In the records below, find the line that contains "Recreate this image" and the line that contains "19, 20, 21];"; write out exactly those two lines and everything between them, without the pictures.

Entries with chart source code
+ + + + + + +
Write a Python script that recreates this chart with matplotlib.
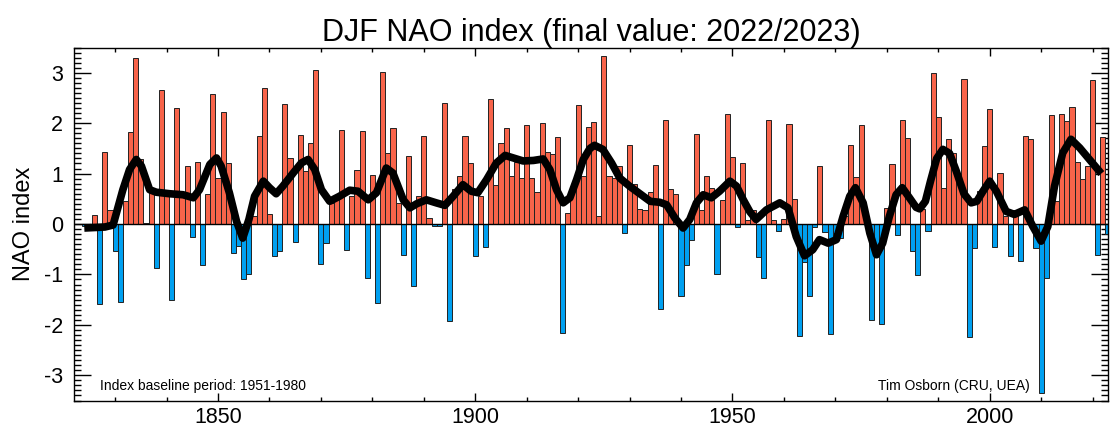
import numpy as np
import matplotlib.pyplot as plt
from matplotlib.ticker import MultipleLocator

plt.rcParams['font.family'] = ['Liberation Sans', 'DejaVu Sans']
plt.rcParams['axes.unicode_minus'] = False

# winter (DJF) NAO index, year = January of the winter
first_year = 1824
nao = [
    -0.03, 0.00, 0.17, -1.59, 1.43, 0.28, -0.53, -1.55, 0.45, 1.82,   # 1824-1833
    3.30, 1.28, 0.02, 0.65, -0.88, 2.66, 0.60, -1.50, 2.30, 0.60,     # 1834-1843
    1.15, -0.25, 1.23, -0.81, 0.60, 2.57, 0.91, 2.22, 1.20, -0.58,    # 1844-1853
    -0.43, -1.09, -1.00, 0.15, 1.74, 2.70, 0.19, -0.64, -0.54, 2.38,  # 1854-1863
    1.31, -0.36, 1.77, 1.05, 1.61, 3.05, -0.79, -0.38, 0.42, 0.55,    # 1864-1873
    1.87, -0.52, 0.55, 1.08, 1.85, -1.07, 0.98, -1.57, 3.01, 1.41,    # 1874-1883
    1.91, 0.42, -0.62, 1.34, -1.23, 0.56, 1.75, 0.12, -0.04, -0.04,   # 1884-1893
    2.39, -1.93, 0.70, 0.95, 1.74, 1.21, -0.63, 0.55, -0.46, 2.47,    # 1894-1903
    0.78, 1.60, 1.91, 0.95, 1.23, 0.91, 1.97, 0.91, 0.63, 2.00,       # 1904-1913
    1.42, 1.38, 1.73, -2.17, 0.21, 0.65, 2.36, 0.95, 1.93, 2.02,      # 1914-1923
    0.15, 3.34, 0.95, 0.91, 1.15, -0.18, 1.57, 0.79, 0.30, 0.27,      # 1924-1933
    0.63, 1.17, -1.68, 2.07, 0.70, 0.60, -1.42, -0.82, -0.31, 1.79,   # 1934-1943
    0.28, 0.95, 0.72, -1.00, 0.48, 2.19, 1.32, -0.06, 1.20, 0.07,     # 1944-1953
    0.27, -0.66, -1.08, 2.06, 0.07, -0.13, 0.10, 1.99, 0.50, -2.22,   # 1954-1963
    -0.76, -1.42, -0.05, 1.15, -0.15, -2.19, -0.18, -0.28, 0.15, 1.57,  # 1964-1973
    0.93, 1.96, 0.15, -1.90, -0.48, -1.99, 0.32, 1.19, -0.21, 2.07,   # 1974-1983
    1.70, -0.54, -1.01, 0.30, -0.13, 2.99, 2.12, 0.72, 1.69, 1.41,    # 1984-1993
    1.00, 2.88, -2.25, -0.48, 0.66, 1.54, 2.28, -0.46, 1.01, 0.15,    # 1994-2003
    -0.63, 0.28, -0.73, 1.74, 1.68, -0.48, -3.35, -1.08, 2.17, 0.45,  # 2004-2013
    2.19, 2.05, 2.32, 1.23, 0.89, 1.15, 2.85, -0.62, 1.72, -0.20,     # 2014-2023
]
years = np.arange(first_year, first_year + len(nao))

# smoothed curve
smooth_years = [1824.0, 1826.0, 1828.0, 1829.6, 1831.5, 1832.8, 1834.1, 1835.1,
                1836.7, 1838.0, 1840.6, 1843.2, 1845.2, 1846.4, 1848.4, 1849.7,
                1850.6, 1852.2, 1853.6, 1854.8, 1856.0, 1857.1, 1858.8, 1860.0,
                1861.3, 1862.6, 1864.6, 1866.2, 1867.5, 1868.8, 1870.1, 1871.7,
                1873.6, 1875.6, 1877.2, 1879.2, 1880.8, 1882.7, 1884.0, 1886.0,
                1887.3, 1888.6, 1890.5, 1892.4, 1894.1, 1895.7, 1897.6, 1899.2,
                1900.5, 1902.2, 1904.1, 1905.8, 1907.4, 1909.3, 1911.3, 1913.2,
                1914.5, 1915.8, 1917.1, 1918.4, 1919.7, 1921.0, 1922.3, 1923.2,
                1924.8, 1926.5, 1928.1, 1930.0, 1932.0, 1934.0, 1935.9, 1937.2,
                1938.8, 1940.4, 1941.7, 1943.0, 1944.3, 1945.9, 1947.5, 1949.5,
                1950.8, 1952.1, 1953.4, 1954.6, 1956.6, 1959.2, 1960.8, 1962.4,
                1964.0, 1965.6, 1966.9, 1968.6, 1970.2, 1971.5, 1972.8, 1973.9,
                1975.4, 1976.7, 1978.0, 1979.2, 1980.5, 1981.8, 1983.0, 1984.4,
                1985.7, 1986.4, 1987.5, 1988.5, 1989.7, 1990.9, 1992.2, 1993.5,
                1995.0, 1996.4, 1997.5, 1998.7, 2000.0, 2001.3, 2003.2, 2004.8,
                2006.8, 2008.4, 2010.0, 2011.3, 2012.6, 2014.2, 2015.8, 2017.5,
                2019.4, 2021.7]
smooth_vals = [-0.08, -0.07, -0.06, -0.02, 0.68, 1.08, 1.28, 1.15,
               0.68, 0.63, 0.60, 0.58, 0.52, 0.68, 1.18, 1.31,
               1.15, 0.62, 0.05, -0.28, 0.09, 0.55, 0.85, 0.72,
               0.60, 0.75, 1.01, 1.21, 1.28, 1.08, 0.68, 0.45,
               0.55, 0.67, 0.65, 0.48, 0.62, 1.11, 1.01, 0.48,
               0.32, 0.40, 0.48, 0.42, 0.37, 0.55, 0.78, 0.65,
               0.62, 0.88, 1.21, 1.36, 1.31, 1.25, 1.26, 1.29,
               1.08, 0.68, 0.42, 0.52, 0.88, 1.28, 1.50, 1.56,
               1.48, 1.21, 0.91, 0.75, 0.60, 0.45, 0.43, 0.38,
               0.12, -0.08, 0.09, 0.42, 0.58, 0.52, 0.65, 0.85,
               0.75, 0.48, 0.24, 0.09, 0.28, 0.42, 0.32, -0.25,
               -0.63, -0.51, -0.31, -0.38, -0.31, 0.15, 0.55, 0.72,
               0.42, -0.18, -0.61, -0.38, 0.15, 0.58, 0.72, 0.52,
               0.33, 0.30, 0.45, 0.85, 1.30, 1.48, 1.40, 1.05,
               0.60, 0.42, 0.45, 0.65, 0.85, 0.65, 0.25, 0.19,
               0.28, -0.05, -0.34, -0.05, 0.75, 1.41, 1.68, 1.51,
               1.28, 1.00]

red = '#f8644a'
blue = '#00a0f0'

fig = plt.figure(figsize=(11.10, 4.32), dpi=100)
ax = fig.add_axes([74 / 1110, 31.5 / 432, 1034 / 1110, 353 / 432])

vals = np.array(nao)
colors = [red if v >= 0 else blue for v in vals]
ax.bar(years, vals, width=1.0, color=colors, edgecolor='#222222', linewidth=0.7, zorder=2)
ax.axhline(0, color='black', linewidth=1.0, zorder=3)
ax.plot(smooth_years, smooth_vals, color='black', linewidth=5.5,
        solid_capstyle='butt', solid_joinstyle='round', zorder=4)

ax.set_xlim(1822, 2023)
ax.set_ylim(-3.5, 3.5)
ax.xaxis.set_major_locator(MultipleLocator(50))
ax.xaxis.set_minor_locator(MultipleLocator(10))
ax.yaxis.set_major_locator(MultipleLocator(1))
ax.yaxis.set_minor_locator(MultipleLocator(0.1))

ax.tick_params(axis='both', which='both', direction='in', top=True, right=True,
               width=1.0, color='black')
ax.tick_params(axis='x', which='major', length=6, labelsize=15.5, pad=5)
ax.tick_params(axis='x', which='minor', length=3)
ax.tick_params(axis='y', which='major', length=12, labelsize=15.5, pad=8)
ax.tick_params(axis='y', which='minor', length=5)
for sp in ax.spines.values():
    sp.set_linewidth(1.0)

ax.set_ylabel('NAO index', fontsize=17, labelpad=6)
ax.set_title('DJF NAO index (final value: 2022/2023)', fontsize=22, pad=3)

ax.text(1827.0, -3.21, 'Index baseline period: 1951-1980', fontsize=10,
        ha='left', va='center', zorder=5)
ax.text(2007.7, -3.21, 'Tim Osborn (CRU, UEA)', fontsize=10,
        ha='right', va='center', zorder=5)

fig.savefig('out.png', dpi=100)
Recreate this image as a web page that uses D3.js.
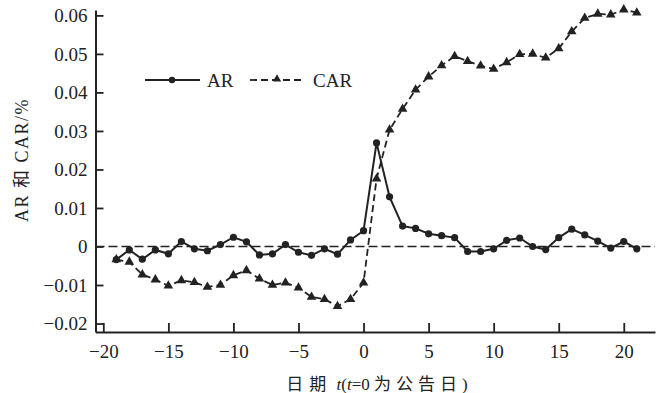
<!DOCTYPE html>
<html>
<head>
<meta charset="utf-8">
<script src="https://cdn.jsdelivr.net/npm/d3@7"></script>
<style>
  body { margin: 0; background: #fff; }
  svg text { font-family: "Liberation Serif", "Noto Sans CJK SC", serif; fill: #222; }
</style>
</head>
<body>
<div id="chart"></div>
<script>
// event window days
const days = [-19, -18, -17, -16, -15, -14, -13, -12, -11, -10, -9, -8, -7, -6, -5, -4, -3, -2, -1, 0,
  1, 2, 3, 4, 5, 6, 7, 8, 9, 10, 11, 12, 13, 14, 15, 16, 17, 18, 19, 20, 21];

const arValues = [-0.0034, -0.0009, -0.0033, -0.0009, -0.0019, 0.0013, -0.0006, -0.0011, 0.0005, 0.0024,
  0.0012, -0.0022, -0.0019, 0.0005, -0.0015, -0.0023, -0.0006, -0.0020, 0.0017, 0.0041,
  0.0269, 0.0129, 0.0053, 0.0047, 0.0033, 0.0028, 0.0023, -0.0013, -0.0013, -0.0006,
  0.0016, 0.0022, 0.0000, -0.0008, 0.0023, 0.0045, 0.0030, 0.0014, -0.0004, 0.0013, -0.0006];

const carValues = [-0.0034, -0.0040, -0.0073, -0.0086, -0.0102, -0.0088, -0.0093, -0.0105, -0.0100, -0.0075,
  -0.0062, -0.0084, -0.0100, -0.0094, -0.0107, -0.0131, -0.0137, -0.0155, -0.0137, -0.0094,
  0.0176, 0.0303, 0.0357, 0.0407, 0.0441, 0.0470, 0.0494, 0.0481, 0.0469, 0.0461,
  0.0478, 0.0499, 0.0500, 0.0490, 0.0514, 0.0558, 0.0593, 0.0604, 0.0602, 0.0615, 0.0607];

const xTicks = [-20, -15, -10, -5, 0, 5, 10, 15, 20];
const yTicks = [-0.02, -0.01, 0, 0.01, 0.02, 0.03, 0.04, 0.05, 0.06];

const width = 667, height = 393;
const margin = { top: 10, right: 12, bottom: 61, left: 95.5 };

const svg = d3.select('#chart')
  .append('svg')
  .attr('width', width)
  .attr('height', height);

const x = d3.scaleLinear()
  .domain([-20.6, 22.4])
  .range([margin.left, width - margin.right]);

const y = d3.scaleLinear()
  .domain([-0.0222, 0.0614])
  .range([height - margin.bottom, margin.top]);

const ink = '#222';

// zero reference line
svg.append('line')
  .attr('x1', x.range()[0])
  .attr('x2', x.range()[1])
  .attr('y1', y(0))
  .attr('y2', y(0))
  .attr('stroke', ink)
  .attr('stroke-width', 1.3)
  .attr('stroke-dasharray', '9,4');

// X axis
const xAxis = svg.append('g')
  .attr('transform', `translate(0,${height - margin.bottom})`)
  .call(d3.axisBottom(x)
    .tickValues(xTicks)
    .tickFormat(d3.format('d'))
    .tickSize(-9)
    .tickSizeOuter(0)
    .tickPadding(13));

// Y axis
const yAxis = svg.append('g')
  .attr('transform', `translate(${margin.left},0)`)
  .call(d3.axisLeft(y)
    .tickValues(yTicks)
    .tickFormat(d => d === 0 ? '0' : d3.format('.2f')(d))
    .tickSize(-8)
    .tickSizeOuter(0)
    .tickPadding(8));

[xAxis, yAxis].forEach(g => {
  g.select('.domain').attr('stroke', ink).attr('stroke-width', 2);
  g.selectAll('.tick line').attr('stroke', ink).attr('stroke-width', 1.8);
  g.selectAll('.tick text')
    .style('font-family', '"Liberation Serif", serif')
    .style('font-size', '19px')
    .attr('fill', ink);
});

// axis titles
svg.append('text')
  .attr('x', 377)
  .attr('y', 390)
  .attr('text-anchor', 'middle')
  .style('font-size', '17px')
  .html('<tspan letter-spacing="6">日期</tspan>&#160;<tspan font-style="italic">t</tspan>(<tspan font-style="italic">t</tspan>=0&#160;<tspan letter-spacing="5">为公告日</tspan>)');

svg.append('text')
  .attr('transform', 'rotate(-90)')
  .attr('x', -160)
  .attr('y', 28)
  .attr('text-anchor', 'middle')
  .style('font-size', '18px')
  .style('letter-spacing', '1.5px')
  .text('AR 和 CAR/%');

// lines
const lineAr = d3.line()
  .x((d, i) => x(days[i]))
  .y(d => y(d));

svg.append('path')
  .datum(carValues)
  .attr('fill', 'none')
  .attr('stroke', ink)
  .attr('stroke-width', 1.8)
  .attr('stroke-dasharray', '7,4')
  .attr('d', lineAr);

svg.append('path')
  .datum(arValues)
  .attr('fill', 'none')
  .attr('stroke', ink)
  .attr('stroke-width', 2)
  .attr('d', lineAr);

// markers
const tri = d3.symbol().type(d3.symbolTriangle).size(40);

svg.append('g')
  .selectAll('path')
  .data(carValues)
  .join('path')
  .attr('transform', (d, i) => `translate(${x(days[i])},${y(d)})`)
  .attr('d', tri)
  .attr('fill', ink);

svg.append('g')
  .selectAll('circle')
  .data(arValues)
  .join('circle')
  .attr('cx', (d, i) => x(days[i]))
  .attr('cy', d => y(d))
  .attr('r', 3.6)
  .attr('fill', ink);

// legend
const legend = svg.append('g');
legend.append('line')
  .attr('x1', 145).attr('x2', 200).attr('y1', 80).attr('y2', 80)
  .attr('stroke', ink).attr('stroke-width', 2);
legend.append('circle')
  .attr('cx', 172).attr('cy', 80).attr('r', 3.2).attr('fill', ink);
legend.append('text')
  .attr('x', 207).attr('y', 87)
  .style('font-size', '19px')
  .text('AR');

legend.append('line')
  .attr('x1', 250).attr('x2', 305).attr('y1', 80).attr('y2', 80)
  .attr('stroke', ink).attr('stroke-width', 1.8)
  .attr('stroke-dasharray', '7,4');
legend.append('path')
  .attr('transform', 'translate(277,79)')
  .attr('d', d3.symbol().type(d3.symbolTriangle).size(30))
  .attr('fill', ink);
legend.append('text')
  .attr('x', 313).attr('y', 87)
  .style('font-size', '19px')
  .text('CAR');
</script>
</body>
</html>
+ + + + + + +
- [Exercise result]
Recreate this image as a web page that uses D3.js.
<!DOCTYPE html>
<html>
<head>
<meta charset="utf-8">
<script src="https://cdn.jsdelivr.net/npm/d3@7"></script>
<style>
  body { margin: 0; background: #fff; }
  svg text { font-family: "Liberation Serif", "Noto Sans CJK SC", serif; fill: #222; }
</style>
</head>
<body>
<div id="chart"></div>
<script>
// event window days
const days = [-19, -18, -17, -16, -15, -14, -13, -12, -11, -10, -9, -8, -7, -6, -5, -4, -3, -2, -1, 0,
  1, 2, 3, 4, 5, 6, 7, 8, 9, 10, 11, 12, 13, 14, 15, 16, 17, 18, 19, 20, 21];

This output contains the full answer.